Así, mientras dedicamos tiempo al denominado procés, hemos sabido de dos informes que afectan mucho al progreso de nuestra sociedad y confirman una realidad que es resultado de varias décadas de errores al respecto: el Informe sobre el Capital Humano 2017, del Foro Económico Mundial, sitúa a España a la cola de Europa (sólo Grecia, Serbia y Moldavia aparecen en peor posición) en desarrollo del capital humano y productividad de sus trabajadores. Sobre un total de 130 países nos situamos en el puesto 44, justo debajo de Portugal, lo que no parece tan malo. Pero Eslovenia está en novena posición y Estonia en duodécima. Nuestra escasa tasa de actividad o participación laboral, el desempleo y las lagunas de nuestra educación, tanto en la formación reglada (donde destacan los problemas de la Formación Profesional) y no reglada (en la empresa) hacen de nosotros una sociedad escasamente y mal cualificada.

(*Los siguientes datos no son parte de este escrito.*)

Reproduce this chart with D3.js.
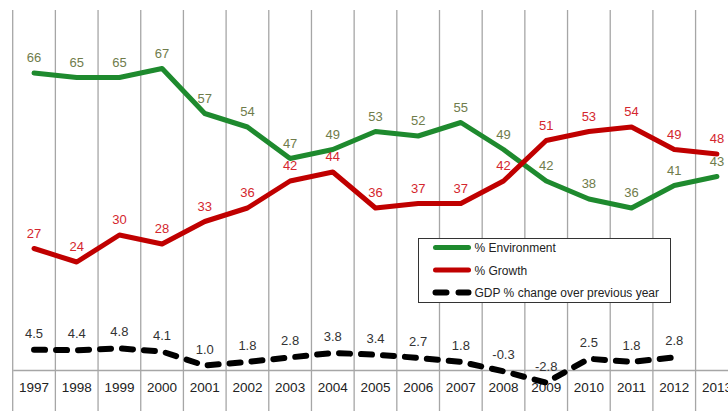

El otro, relacionado, es el informe de la OCDE sobre nuestro Panorama de la Educación en 2017, del que tampoco salimos triunfantes. Entretanto, mantenemos la satisfacción y autocomplacencia con nuestro nada exigente sistema educativo haciendo creer a la población que uno o incluso varios títulos, a poder ser universitarios, aseguran nuestra capacidad de ser empleados y encontrar un trabajo. Ni que decir de aquella enorme bolsa de jóvenes, y no tanto, que ni tienen formación alguna, ni experiencia laboral, ni lo pretenden. Y, lo que es más desconsolador, dado el tipo y carácter de nuestro sistema formativo desde la infancia o primaria, buena parte del problema se presenta en muchas personas que superan los listones y logran un título de nivel medio o superior, pero que muestran graves carencias de formación y aptitud (y también de actitud).
Todo ello no contradice el que encontremos y tengamos grupos de personas destacadas, entre 16 y 40 años, muy bien formadas, capacitadas y cualificadas, que tanto en el campo profesional como académico dan sobradas muestras de superar a las generaciones pretéritas y competir con las de su edad en todo el mundo. ¡Estaría bueno! Los medios, los recursos de todo tipo y la dedicación a su formación han sido muy superiores a los de sus padres o abuelos y corresponden a un país desarrollado. Pero en conjunto, como sociedad, esa es una de nuestras más grandes y preocupantes debilidades de cara al futuro.